Kaplan-Meier survival curve for samples with differential PLCβ1 and GAPDH gene expression, respectively; raw data extracted from the REMBRANDT cohort. a PLCβ1 downregulated glioma patients (n = 226) had significantly shorter survival times than intermediate level PLCβ1 glioma patients (n = 103) per the log-rank test (p = 3.0E-09). b PLCβ1 downregulated astrocytoma patients (n = 57) survived significantly shorter than the intermediate level PLCβ1 astrocytoma patients (n = 45) per the log-rank test (p = 2.0E-04). Both databases contain no cases stratified as upregulated PLCβ1 expression (≥2X). c Based on GAPDH expression level, only 1 glioma case is classified as upregulated (≥2X), not statistically significant in survival from the group of intermediate level GAPDH (n = 328; p = 0.23). There are no GAPDH downregulated glioma patients (n = 0). d Based on the GAPDH expression level, there are no astrocytoma cases being classified as up- (n = 0) or downregulated (n = 0) exceeding 2-fold. Intermediate level of GAPDH is the only group (n = 102). Note: Among the raw data we downloaded for analysis, 14 glioma cases (include 3 astrocytoma) lacked censored information. Thus, our analysis has 14 fewer glioma cases (include 3 astrocytoma) than the total cases reported in the REMBRANDT website (see Table 4)

Fig. 6

Kaplan-Meier survival curve for samples with differential PLCβ1 gene expression from the TCGA cohort. a Merged grade II–IV gliomas are stratified as high (n = 294) and low 50 % PLCβ1 expression (n = 293). There is statistical difference in survival between the two groups as indicated by the log-rank test (p = 4.8E-12). b GBM cases are stratified into the highest 5 % expression (n = 9) and the rest of 95 % (n = 142); there is statistical difference in survival between the two groups as indicated by the log-rank test (p = 0.039)

Fig. 7

IHC images obtained from the HPA website. Antibody CAB005334 is used for images a–c, HPA034743 antibody is used for d. a PLCβ1 staining from normal cerebral cortex tissue of a 52-year-old female subject (patient ID—3740). b Negative PLCβ1 staining of glioma from a 75-year-old male subject (patient ID—2851).
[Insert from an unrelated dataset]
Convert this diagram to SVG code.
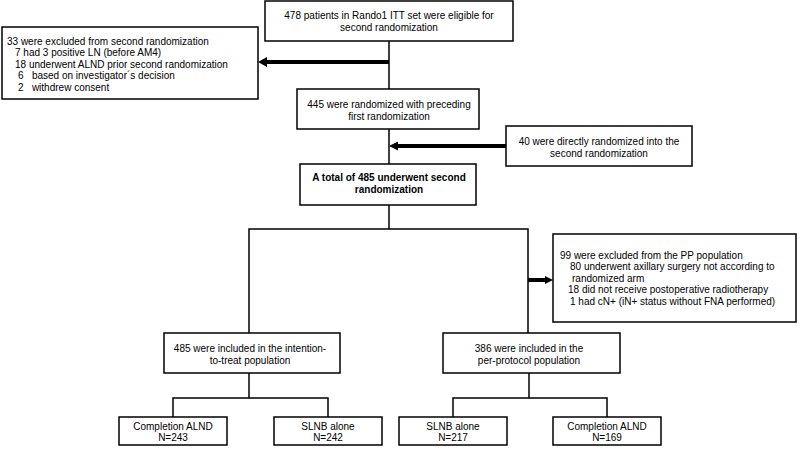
<svg xmlns="http://www.w3.org/2000/svg" width="800" height="449" viewBox="0 0 800 449">
<defs>
<style>
.box{fill:#fff;stroke:#000;stroke-width:1.5}
.ln{fill:none;stroke:#000;stroke-width:1.5}
.thick{fill:none;stroke:#000;stroke-width:4}
.ah{fill:#000;stroke:none}
text{font-family:"Liberation Sans",Arial,sans-serif;font-size:10px;fill:#000}
.c{text-anchor:middle}
.b{font-weight:bold}
</style>
</defs>
<rect width="800" height="449" fill="#fff"/>
<g id="connectors">
<line class="ln" x1="389" y1="41" x2="389" y2="89"/>
<line class="thick" x1="389" y1="62" x2="266" y2="62"/>
<polygon class="ah" points="258,62 267,57 267,67"/>
<line class="ln" x1="389" y1="129" x2="389" y2="164"/>
<line class="thick" x1="506" y1="146" x2="397" y2="146"/>
<polygon class="ah" points="389,146 398,141.5 398,150.5"/>
<line class="ln" x1="389" y1="205" x2="389" y2="229"/>
<polyline class="ln" points="249,333 249,229 528,229 528,333"/>
<line class="thick" x1="528" y1="280" x2="546" y2="280"/>
<polygon class="ah" points="553,280 545,276 545,284"/>
<line class="ln" x1="249" y1="373" x2="249" y2="398"/>
<polyline class="ln" points="173,417 173,398 328,398 328,417"/>
<line class="ln" x1="529" y1="373" x2="529" y2="398"/>
<polyline class="ln" points="453,417 453,398 607,398 607,417"/>
</g>
<g id="n-eligible">
<rect class="box" x="265" y="1" width="248" height="40"/>
<text class="c" x="389" y="19">478 patients in Rando1 ITT set were eligible for</text>
<text class="c" x="389" y="31">second randomization</text>
</g>
<g id="n-excluded1">
<rect class="box" x="2" y="27" width="256" height="72"/>
<text x="7" y="44.5">33 were excluded from second randomization</text>
<text x="15" y="56">7 had 3 positive LN (before AM4)</text>
<text x="15" y="67.5">18 underwent ALND prior second randomization</text>
<text x="18" y="79" xml:space="preserve">6   based on investigator´s decision</text>
<text x="18" y="90.5" xml:space="preserve">2   withdrew consent</text>
</g>
<g id="n-first">
<rect class="box" x="297" y="89" width="182" height="40"/>
<text class="c" x="389" y="107.5">445 were randomized with preceding</text>
<text class="c" x="389" y="119.5">first randomization</text>
</g>
<g id="n-direct">
<rect class="box" x="506" y="126" width="186" height="40"/>
<text class="c" x="599" y="145">40 were directly randomized into the</text>
<text class="c" x="599" y="157">second randomization</text>
</g>
<g id="n-total">
<rect class="box" x="300" y="164" width="176" height="41"/>
<text class="c b" x="389" y="181">A total of 485 underwent second</text>
<text class="c b" x="389" y="193">randomization</text>
</g>
<g id="n-ppexcl">
<rect class="box" x="553" y="234" width="243" height="88"/>
<text x="560" y="258.5">99 were excluded from the PP population</text>
<text x="570" y="270">80 underwent axillary surgery not according to</text>
<text x="572" y="281.5">randomized arm</text>
<text x="568" y="293">18 did not receive postoperative radiotherapy</text>
<text x="570" y="304.5">1 had cN+ (iN+ status without FNA performed)</text>
</g>
<g id="n-itt">
<rect class="box" x="164" y="333" width="176" height="40"/>
<text class="c" x="250" y="351.5">485 were included in the intention-</text>
<text class="c" x="250" y="364">to-treat population</text>
</g>
<g id="n-pp">
<rect class="box" x="443" y="333" width="177" height="40"/>
<text class="c" x="529" y="351.5">386 were included in the</text>
<text class="c" x="529" y="364">per-protocol population</text>
</g>
<g id="n-itt-alnd">
<rect class="box" x="119" y="417" width="108" height="28"/>
<text class="c" x="173" y="430">Completion ALND</text>
<text class="c" x="173" y="441">N=243</text>
</g>
<g id="n-itt-slnb">
<rect class="box" x="274" y="417" width="108" height="28"/>
<text class="c" x="328" y="430">SLNB alone</text>
<text class="c" x="328" y="441">N=242</text>
</g>
<g id="n-pp-slnb">
<rect class="box" x="399" y="417" width="108" height="28"/>
<text class="c" x="453" y="430">SLNB alone</text>
<text class="c" x="453" y="441">N=217</text>
</g>
<g id="n-pp-alnd">
<rect class="box" x="553" y="417" width="108" height="28"/>
<text class="c" x="607" y="430">Completion ALND</text>
<text class="c" x="607" y="441">N=169</text>
</g>
</svg>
Both c and d are from one 32-year-old female subject (patient ID—122). c Cytoplasmic/membranous stain of PLCβ1 in glioma cells. d Nuclear stain of PLCβ1 in glioma cells. Bar scale equals to 100 μm

Fig. 8

Graphic diagram displays a relationship between glioma PLCβ1 expression and pathological grades. Normal brain (NB) expresses the highest level of PLCβ1. Among the astrocytomas, the higher the pathological grade (II to IV), the lower is the PLCβ1 expression. This inverse relationship also applies to oligodendrogliomas (grades II and III)